Levy v. Rendle Contracting & Dock Bldg. Co.

9 F. Supp. 1009 | D. Mass. | 1935

BREWSTER, District Judge.

The above-entitled action at law is brought by a trustee in bankruptcy to recover a preference. The case was tried without jury upon an agreed statement of facts, from which it appears that the bankrupt, within four months prior to bankruptcy, transferred certain personal property, including three boats, to the defendant, one of bankrupt’s creditors.

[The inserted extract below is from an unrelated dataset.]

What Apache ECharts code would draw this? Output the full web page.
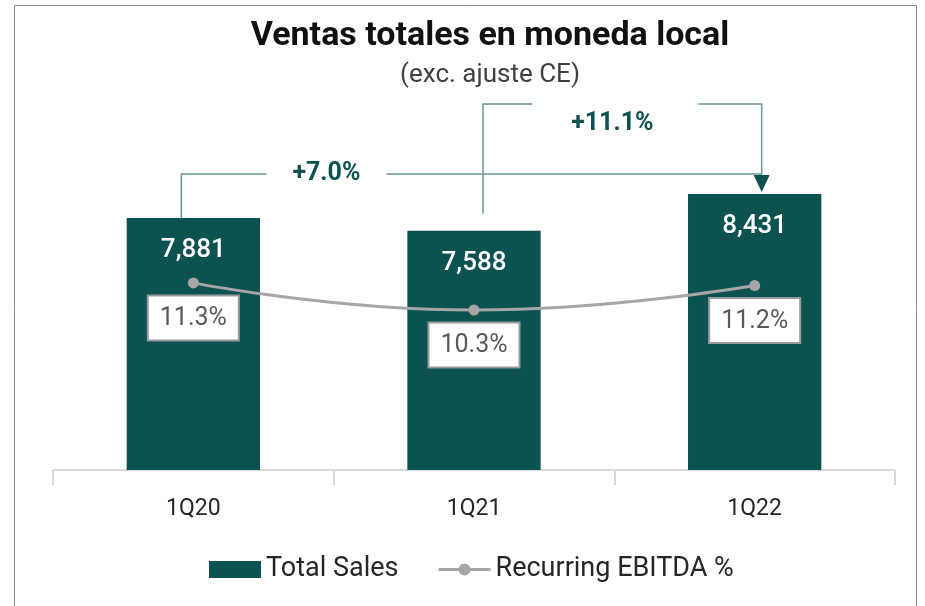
<!DOCTYPE html>
<html>
<head>
<meta charset="utf-8">
<title>Ventas totales en moneda local</title>
<script src="https://cdn.jsdelivr.net/npm/echarts@6/dist/echarts.min.js"></script>
<style>
  html, body { margin: 0; padding: 0; background: #fff; }
  #chart { width: 925px; height: 606px; }
</style>
</head>
<body>
<div id="chart"></div>
<script>
// datos
const categories = ['1Q20', '1Q21', '1Q22'];
const totalSales = [7881, 7588, 8431];
const ebitdaPct = [11.3, 10.3, 11.2];
const growthLabels = ['+7.0%', '+11.1%'];

const teal = '#0c5250';
const bracketColor = '#6a9693';
const font = 'Roboto, "Noto Sans", sans-serif';

// icono de la leyenda para la línea: trazo fino con un punto en el centro
const lineIcon = 'path://M0,4.5L52,4.5L52,7.5L0,7.5Z M20,6A6,6 0 1,1 32,6A6,6 0 1,1 20,6Z';

const chart = echarts.init(document.getElementById('chart'));

const options = {
  textStyle: { fontFamily: font },
  animation: false,
  title: {
    text: 'Ventas totales en moneda local',
    subtext: '(exc. ajuste CE)',
    left: 485,
    textAlign: 'center',
    top: 14,
    itemGap: 9,
    textStyle: { fontSize: 34, fontWeight: 'bold', color: '#111', fontFamily: font },
    subtextStyle: { fontSize: 26, color: '#404040', fontFamily: font }
  },
  grid: { left: 53, right: 30, top: 150, bottom: 136 },
  legend: {
    bottom: 18,
    left: 204,
    itemWidth: 52,
    itemHeight: 17,
    itemGap: 40,
    textStyle: { fontSize: 27, color: '#262626', fontFamily: font },
    data: [
      { name: 'Total Sales', icon: 'rect' },
      { name: 'Recurring EBITDA %', icon: lineIcon }
    ]
  },
  xAxis: {
    type: 'category',
    data: categories,
    axisLine: { lineStyle: { color: '#d9d9d9', width: 2 } },
    axisTick: { show: true, length: 15, lineStyle: { color: '#d9d9d9', width: 2 } },
    axisLabel: { fontSize: 23, color: '#262626', margin: 28 }
  },
  yAxis: [
    { type: 'value', min: 2100, max: 9440, show: false },
    { type: 'value', min: 4.4, max: 16.2, show: false }
  ],
  series: [
    {
      name: 'Total Sales',
      type: 'bar',
      data: totalSales,
      barWidth: '47.5%',
      clip: true,
      itemStyle: { color: teal },
      label: {
        show: true,
        position: 'insideTop',
        distance: 20,
        fontSize: 26,
        fontWeight: 500,
        color: '#fff',
        formatter: p => p.value.toLocaleString('en-US')
      }
    },
    {
      name: 'Recurring EBITDA %',
      type: 'line',
      yAxisIndex: 1,
      data: ebitdaPct,
      smooth: true,
      symbol: 'circle',
      symbolSize: 11,
      lineStyle: { color: '#a6a6a6', width: 3 },
      itemStyle: { color: '#a6a6a6' },
      label: {
        show: true,
        position: 'bottom',
        distance: 8,
        fontSize: 25,
        color: '#595959',
        backgroundColor: '#fff',
        borderColor: '#9a9a9a',
        borderWidth: 2,
        padding: [10, 11, 8, 11],
        formatter: p => p.value.toFixed(1) + '%'
      }
    }
  ]
};

chart.setOption(options);

// flechas de crecimiento, ancladas a la parte superior de las barras
function drawBrackets() {
  const top = totalSales.map((v, i) => chart.convertToPixel({ seriesIndex: 0 }, [i, v]));
  const x0 = top[0][0] - 12;
  const x1 = top[1][0] + 9;
  const x2 = top[2][0] + 7;
  const yA = top[0][1] - 44;   // nivel del +7.0%
  const yB = yA - 70;          // nivel del +11.1%
  const tipY = top[2][1] - 2;
  const lineStyle = { stroke: bracketColor, lineWidth: 1.5 };
  const txtA = x0 + 0.25 * (x2 - x0);
  const txtB = (x1 + x2) / 2 - 10;

  const els = [
    // +7.0%
    { type: 'polyline', shape: { points: [[x0, top[0][1]], [x0, yA], [txtA - 60, yA]] }, style: lineStyle },
    { type: 'line', shape: { x1: txtA + 60, y1: yA, x2: x2, y2: yA }, style: lineStyle },
    { type: 'polygon', shape: { points: [[x2 - 8, yA + 1], [x2 + 8, yA + 1], [x2, tipY]] }, style: { fill: teal } },
    { type: 'text', x: txtA, y: yA, style: { text: growthLabels[0], fontSize: 25, fontWeight: 'bold', fontFamily: font, fill: teal, align: 'center', verticalAlign: 'middle' } },
    // +11.1%
    { type: 'polyline', shape: { points: [[x1, top[1][1] - 17], [x1, yB], [txtB - 80, yB]] }, style: lineStyle },
    { type: 'polyline', shape: { points: [[txtB + 86, yB], [x2, yB], [x2, yA + 1]] }, style: lineStyle },
    { type: 'text', x: txtB, y: yB + 20, style: { text: growthLabels[1], fontSize: 25, fontWeight: 'bold', fontFamily: font, fill: teal, align: 'center', verticalAlign: 'middle' } },
    // marco
    { type: 'rect', shape: { x: 14.5, y: 5.5, width: 902, height: 640 }, style: { fill: 'none', stroke: '#8c8c8c', lineWidth: 1 }, z: -1 }
  ];
  chart.setOption({ graphic: { elements: els } });
}
drawBrackets();

window.addEventListener('resize', () => {
  chart.resize();
  drawBrackets();
});
</script>
</body>
</html>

According to the records of the bankrupt corporation, it had received an offer from the defendant to purchase the three boats for a sum of $5,000, and, upon the transfer being completed, the defendant credited the bankrupt’s account with $5,100. Shortly after adjudication the defendant’s attorney wrote to the receiver of the bankrupt estate offering to surrender the property. The receiver thereupon petitioned the referee for instructions respecting his duties in the premises. The referee authorized the receiver to disclaim title to the. property and to conserve the rights of a trustee to proceed against the defendant for the value of the property or the price paid therefor. The parties have stipulated that the value of the property transferred at the time of transfer was $2,000. No question is raised respecting the right of the trustee to avoid the transfer under section 60b !of the Bankruptcy Act (11 USCA § 96 (b) as a preference. Although the stipulation recited that “the only question for consideration of the court is the amount of money the plaintiff is entitled to recover,” defendant’s attorney in his argument questioned the plaintiff’s right to a money judgment in view of the offer to return the boats. This contention probably could not prevail had there been no stipulation. The law seems to be settled that the trustee has the right to elect whether he will sue for the property or for its value. Remington on Bankruptcy, §§ 2230 and 2250; Collier on Bankruptcy (13th Ed.) p. 1330.

*1010My attention has been directed to no case which militates against the text of these works.

National City Bank of New York v. Hotchkiss, Trustee, 231 U. S. 50, 34 S. Ct. 20, 58 L. Ed. 115, cited by the defendant, is not opposed. There the trustee elected to proceed in equity to recover securities in specie. The trustee was held to this election, notwithstanding that the value of the securities had depreciated.

Proceeding to the only question open on the stipulation, it is the plaintiff’s contention that the transfer is to be treated as if the defendant had paid to the bankrupt $5,100 and the bankrupt had immediately paid that sum in cash to the defendant. This contention is not sound. The statute does not admit of any such fiction. Money paid on account is deemed to be a transfer of property within the scope of the statute but, I take it, that does not warrant the conclusion that a transfer of tangible property must be deemed a payment of money. It is the transfer that is open to attack under section 60b. Until the trustee has elected to avoid the transfer, it is valid and lawful. Adams v. Champion (Feb. 4, 1935) 55 S. Ct. 399, 79 L. Ed. —.

There is, therefore, no occasion for exacting any penalty upon a creditor who has received a preference. The rights of a trustee to avoid a preferential transfer are defined by statute, and the manner and the 'measure of the recovery must come within the limitations of the act. In most cases of transfer of property in part satisfaction of pre-existing indebtedness, the indebtedness is reduced by some definite amount. To hold that an amount recoverable is the amount credited would enable creditors to defeat the purpose of section 60 of the act (11 USCA § 96). If Stearns Salt & Lumber Co. v. Hammond (C. C. A.) 217 F. 559, cited by the plaintiff, means more than that the purchase price may in some instances be accepted as the agreed value, I am. unable to follow it. When, for the purposes of the trial of a law action brought to recover a preference,, the parties have agreed upon the value of the property at the time of transfer, that value must control. Gering v. Leyda (C. C. A.) 186 F. 110.

This conclusion is compatible with the purposes of the statute. The preference depleted the estate only to the extent of the fair value of the-property transferred, and if that depletion is made good the creditors lose nothing by the transaction.

The plaintiff having agreed that the value of the property transferred was $2,000, he has agreed to the measure of his recovery and, accordingly, is entitled to a judgment only for that amount.

Judgment may be entered accordingly.